July 18, 2017 12:00 PM, EDT

Speeding Crackdown Targets High-Risk Routes in Southeast

Maggi Gunnels, Harris BlackwoodGunnels, Blackwood by Tennessee Highway Safety Office

State and local law enforcement officers from five Southeastern states are out in large numbers in a special enforcement operation primarily looking for trucks and cars speeding on highways and interstates.

The July 17-23 beefed-up enforcement effort, “Operation Southern Shield,” is funded by a special grant from the National Highway Traffic Safety Administration.

The purpose of “Operation Southern Shield” is to increase enforcement during this heavy vacation travel period when the rate of fatal crashes is highest throughout the Southeast, primarily targeting the region’s major highways and high-risk locations.

Alabama, Florida, Georgia, South Carolina, and Tennessee are participating in the effort.

For more than two decades speeding has been involved in approximately one-third of all motor vehicle fatalities, according to NHTSA research.

In 2014, speeding was a contributing factor in 28% of all fatal crashes, and 9,262 lives were lost in speeding-related crashes, the agency said.

In Tennessee, the number of speed-related fatalities increased by about 8% from 2012 to 2015, according to the Tennessee Integrated Traffic Analysis Network.

And in Georgia, NHTSA said, the number of speed-related fatalities increased nearly 50% during the same time period.

During a July 17 news conference kicking off the event in Georgia, NHTSA Associate Administrator Maggi Gunnels called the speeding enforcement operation “one of the first of it’s kind in the United States.”

“If this isn’t a public health problem, I don’t know what is,” Gunnels said. “I strongly encourage everyone to slow down.”

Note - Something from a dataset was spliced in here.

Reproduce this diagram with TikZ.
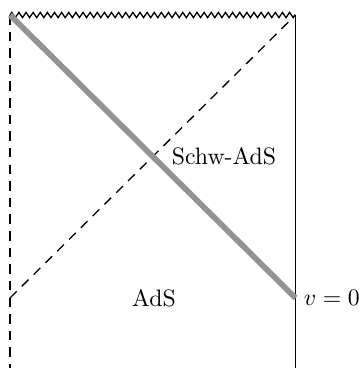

Harris Blackwood, directer of the Georgia Governor’s Office of Highway Safety, said some of the heavy enforcement corridors will include Interstate 20 from Florence, S.C., to the Mississippi state line; I-75 from the Kentucky-Tennessee border to South Florida; and I-95 from the Virginia state line to the Miami area.

In 2015, 48,613 drivers were involved in 32,166 fatal crashes, in which 35,092 people lost their lives, NHTSA said. Of that total, 18% of the drivers involved were speeding, and 27% of those killed were in a crash involving at least one speeding driver.

The consequences of speeding are far-ranging, according to NHTSA. They include a greater potential for loss of vehicle control, reduced effectiveness of occupant protection equipment, increased stopping distance after the driver perceives a danger, increased degree of crash severity leading to more severe injuries and increased fuel consumption/cost.

“Avoid having your summer vacation end with a tragedy because you made the choice to speed,” Tennessee Highway Safety Office Director Vic Donoho said. “We want everyone to make it to their destinations safely. Our law enforcement partners will exercise a zero tolerance for speeding drivers. If you’re caught speeding, you will be ticketed.”

During the operation, THSO will increase speed-related messaging to promote awareness and education.